You’d think therefore that there would be little to no chance of a car as rare and forever desirable as a Toyota 2000GT being located as a barn find. But, you’d be wrong. And this one is close to home, too.
A 1967 2000GT was recently discovered in Sydney, buried at the back of a shed for around 40 years. Phil McCarroll, of McCarroll’s Dealer Group, was friends with the former owner and spent a healthy portion of time trying to convince him to sell.
“It belonged to an old school friend. He put it into his garage in 1981 and left it there. Gradually it was covered in rubbish,” he told Trade Unique Cars.
“I re-established contact with him at a school reunion in 2004. I’d moved around the country as a dealer, from Cooma, to Mudgee to Sydney and you lose contact with your pals. He mentioned in conversation one day that he had a couple of cars in the garage and I almost fell off my chair when he said he had a 2000GT.”
It’s understood that Australia only got nine 2000GTs in the first place, with eight of them accounted for as having been sold back overseas — leaving this as the country’s lone survivor. If you can call it that, anyway. “We’ve searched but haven’t heard of any others in the country,” McCarroll added. “Only nine came to Australia and it seems the majority went back overseas.”
McCarroll describes the 2000GT’s condition as “horrible”. “We do a lot of classic cars here and this is the furthest away from what was presented by the factory. The chassis was modified, the engine was wrong, the gearbox was wrong, rear trailing arms modified, chassis cut open.”
Yes, it doesn’t feature its original Yamaha-built 2.0-litre straight six. Instead, this 2000GT has had two different engine transplants over time. The first of these was a Leyland V8, and more recently it’s been fitted with a Rover. In a twist of irony, it’s also been given the rear end from a Jaguar E-Type … its British brother from another mother.

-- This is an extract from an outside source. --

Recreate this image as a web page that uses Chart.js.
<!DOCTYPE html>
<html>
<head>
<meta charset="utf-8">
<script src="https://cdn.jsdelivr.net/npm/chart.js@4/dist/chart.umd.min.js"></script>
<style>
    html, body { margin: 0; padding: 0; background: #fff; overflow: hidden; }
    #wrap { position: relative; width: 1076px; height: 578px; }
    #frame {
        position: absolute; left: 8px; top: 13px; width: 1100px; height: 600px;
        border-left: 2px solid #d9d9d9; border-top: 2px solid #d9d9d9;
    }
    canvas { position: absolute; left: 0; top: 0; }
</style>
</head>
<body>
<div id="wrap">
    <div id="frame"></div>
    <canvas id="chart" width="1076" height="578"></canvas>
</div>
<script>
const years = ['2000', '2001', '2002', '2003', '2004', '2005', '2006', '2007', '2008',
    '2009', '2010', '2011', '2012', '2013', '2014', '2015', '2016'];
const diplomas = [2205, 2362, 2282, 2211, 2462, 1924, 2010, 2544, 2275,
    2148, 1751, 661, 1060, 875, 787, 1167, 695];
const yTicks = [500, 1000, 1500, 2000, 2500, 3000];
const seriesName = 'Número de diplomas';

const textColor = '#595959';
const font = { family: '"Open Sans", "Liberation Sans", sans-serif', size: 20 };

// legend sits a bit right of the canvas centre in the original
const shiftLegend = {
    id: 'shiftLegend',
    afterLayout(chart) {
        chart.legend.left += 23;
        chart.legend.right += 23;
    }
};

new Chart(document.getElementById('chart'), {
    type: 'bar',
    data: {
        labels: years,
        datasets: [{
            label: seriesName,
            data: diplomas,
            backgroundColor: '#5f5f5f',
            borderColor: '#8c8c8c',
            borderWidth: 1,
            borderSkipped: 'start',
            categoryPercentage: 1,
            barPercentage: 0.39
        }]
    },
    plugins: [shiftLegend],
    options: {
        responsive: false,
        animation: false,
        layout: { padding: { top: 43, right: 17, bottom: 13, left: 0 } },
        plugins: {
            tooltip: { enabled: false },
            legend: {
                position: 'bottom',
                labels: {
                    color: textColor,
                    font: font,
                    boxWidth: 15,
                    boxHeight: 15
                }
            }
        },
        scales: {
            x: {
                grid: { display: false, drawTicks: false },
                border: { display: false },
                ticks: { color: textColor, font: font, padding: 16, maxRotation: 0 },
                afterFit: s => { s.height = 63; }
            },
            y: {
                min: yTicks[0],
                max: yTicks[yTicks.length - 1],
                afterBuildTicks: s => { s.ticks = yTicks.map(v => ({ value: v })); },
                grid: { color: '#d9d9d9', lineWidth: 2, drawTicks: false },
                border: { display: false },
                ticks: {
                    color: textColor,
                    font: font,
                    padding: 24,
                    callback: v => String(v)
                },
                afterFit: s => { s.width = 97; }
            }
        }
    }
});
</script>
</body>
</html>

Restoration of the incredible classic has already commenced, with the help of Toyota Gazoo Racing Australia. Body and frame have been separated, with the former acid dipped and the latter shown to be full of rust. Along with official support from Toyota’s performance arm, the project is also being helped along by Maine Line Exotics — the number one name in Toyota 2000GT restoration in the US.
Once the restoration is complete, the svelte supercar should command a pretty penny. A superb low kilometre example recently sold in the US for over $1.3million.